Taxis dürfen die Stadt nicht mehr verlassen, andere chinesische Städte warnen vor dem Aufenthalt in Peking. China versucht mit aller Kraft, den Ausbruch lokal einzugrenzen.

Ausbruch kam unerwartet

Trotz aller Vorkehrungen wurde Peking vom neuen Ausbruch überrascht. Yang Zhanqiu von der Universität von Wuhan sagte gegenüber «Global Times»: «Chinas Seuchenprävention hat sich immer auf die Ankunft von ausländischem Personal konzentriert.»

Der Lebensmittelmarkt Xinfadi wurde nach dem Ausbruch des Coronavirus komplett abgeriegelt. - Keystone

Jetzt wird jedoch vermutet, dass das Virus über kontaminierte Lebensmittel auf den Markt kam. «Wir sollten der Zollquarantäne importierter landwirtschaftlicher Produkte genügend Aufmerksamkeit widmen», gibt Yang zu bedenken.

Tatsächlich blieb das Virus einige Zeit unbemerkt: Wahrscheinlich seien die ersten Personen in Peking bereits Ende Mai infiziert worden, vermutet der chinesische Epidemiologe Wu Zunyou. Die nächsten Tage werden für Peking entscheidend sein, so Wu: Bei vielen bereits unwissentlich Infizierten dürften bald erste Symptome auftreten.

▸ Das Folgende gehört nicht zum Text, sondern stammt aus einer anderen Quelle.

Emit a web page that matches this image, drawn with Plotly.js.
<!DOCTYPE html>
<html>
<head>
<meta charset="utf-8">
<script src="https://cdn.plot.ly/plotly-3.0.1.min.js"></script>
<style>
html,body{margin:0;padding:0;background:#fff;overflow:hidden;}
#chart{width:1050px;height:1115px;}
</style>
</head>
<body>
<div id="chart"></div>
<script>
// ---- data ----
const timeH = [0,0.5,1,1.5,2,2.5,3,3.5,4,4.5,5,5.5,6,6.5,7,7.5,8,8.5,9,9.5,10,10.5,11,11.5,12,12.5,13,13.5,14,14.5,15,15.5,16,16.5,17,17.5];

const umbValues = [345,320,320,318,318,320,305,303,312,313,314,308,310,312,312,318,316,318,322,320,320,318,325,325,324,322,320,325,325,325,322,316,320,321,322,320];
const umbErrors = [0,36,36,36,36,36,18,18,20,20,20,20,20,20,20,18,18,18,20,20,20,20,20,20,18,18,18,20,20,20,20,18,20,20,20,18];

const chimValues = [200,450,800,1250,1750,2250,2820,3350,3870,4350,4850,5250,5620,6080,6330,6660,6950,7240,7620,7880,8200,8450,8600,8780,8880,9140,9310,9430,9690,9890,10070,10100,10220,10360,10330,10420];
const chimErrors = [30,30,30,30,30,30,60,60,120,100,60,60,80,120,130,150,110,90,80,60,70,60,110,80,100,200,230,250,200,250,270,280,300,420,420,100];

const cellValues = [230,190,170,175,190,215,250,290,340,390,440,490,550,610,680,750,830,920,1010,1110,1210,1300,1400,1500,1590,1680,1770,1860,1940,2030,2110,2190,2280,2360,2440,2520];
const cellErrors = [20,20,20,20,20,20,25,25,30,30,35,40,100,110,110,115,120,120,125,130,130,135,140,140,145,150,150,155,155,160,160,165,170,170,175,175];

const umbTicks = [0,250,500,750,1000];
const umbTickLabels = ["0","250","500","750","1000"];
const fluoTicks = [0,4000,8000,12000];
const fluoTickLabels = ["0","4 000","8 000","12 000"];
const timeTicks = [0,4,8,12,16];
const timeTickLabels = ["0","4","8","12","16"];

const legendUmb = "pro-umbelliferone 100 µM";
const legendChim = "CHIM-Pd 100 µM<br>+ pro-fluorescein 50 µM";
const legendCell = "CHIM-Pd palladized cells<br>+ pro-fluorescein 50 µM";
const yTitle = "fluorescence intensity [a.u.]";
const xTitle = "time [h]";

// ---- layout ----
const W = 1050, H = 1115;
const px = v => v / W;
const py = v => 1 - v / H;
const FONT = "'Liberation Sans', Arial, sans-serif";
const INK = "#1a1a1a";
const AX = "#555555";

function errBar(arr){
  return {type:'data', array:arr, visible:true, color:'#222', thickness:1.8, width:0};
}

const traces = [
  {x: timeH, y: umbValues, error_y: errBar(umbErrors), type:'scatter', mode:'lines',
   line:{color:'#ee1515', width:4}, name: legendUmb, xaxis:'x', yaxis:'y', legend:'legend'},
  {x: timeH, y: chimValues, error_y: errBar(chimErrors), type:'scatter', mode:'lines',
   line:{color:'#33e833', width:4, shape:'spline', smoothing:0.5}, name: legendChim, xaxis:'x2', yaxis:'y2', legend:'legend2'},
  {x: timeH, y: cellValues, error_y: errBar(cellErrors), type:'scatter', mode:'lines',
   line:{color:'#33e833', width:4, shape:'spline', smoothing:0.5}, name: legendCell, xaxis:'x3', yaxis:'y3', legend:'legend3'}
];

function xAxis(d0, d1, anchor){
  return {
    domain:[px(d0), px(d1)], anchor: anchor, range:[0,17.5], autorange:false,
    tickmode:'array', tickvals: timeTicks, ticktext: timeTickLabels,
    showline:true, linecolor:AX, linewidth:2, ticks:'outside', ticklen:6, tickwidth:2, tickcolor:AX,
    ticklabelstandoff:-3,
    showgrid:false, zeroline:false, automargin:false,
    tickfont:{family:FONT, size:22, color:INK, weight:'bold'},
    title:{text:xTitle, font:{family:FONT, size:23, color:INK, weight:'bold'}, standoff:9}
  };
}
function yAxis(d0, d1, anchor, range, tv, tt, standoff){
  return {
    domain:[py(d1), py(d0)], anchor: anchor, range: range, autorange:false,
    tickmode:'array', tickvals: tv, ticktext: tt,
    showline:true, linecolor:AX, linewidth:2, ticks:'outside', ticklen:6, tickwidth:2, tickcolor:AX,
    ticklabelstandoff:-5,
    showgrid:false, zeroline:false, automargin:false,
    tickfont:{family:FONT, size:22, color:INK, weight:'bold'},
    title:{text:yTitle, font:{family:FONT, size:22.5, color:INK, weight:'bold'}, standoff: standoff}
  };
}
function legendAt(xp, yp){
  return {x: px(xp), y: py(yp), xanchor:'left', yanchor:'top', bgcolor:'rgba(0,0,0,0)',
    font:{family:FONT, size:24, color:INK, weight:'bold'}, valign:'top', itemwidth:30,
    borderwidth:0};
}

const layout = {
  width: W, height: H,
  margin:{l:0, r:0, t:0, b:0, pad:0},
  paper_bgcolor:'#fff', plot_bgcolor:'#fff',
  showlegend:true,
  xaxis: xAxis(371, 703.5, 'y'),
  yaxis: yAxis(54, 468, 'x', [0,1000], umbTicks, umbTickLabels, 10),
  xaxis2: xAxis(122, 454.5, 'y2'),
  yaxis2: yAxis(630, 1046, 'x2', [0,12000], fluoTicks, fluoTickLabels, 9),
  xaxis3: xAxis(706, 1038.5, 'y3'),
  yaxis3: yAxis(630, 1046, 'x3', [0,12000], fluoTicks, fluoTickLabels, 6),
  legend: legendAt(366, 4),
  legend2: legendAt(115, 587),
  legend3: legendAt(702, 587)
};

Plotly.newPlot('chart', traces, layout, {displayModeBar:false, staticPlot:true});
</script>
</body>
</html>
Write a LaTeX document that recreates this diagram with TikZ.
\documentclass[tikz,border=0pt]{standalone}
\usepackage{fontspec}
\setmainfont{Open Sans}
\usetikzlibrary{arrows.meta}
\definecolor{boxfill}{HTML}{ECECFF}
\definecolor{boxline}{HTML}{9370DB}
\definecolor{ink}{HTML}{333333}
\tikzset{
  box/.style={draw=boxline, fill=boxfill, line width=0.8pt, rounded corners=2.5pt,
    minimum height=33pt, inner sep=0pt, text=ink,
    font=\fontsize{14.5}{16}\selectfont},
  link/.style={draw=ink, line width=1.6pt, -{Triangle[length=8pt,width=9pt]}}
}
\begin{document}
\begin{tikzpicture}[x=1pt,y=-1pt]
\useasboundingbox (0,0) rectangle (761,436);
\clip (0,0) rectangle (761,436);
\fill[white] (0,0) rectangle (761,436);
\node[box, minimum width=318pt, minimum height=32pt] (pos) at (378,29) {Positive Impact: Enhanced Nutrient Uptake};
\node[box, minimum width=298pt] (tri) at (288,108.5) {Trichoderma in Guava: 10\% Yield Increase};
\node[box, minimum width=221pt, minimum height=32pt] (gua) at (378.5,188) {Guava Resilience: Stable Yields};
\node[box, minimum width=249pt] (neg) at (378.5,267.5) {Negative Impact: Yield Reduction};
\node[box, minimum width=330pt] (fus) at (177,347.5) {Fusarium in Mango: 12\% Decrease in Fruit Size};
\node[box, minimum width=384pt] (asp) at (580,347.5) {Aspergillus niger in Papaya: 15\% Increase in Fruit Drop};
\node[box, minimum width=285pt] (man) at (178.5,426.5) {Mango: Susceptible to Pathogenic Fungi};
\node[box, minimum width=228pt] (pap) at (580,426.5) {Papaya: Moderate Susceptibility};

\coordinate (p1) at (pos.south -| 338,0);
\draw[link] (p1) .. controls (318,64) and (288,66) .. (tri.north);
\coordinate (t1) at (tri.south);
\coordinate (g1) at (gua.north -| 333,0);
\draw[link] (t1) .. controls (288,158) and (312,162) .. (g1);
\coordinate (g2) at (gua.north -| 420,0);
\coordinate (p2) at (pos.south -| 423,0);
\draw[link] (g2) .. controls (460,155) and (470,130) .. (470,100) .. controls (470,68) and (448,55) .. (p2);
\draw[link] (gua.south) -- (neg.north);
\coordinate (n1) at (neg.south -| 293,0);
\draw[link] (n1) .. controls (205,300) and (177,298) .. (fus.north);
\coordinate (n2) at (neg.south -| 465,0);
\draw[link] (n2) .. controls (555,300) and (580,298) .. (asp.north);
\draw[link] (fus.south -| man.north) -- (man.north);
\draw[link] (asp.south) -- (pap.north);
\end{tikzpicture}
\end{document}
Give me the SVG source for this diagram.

China verfolgt ähnliche Strategie wie die Schweiz

Chinas Strategie zum Coronavirus ähnelt dem aktuellen Plan der Schweiz: Beide Länder sind nach der ersten Welle Krisen-geübt. Im Fall einer zweiten Welle bestehen Testkapazitäten, man konnte Erfahrungen im Contact Tracing sammeln.

Trotz steigender Zahlen wurde nicht die ganze Hauptstadt in den Lockdown versetzt. Wie in der Schweiz vertraute man auf die Früherkennung und lokale Eingrenzung der Fälle. Die Früherkennung ist jedoch im Fall von Peking gescheitert. Ob die lokale Eingrenzung gelingt, ist noch offen – Peking ist ein Präzedenzfall.

Bewohner aus der Umgebung des Xinfadi-Marktes lassen sich an einer kurzfristig eingerichteten Test-Station auf das Coronavirus testen. - Keystone

Doch der Vergleich hat seine Grenzen: Im autoritären China herrscht ein völlig anderes politisches Klima als in der demokratischen Schweiz. Die Autoritäten können Entscheidungen ohne einen politischen Meinungsfindungsprozess umsetzen.

Mit der bevorstehenden Aufhebung der ausserordentlichen Lage wird das in der Schweiz wieder anders sein. Die Frage bleibt im Raum: Können regional ähnlich durchgreifende Massnahmen verhängt werden wie in China, wenn es in der Schweiz zu einem lokalen Ausbruch kommt?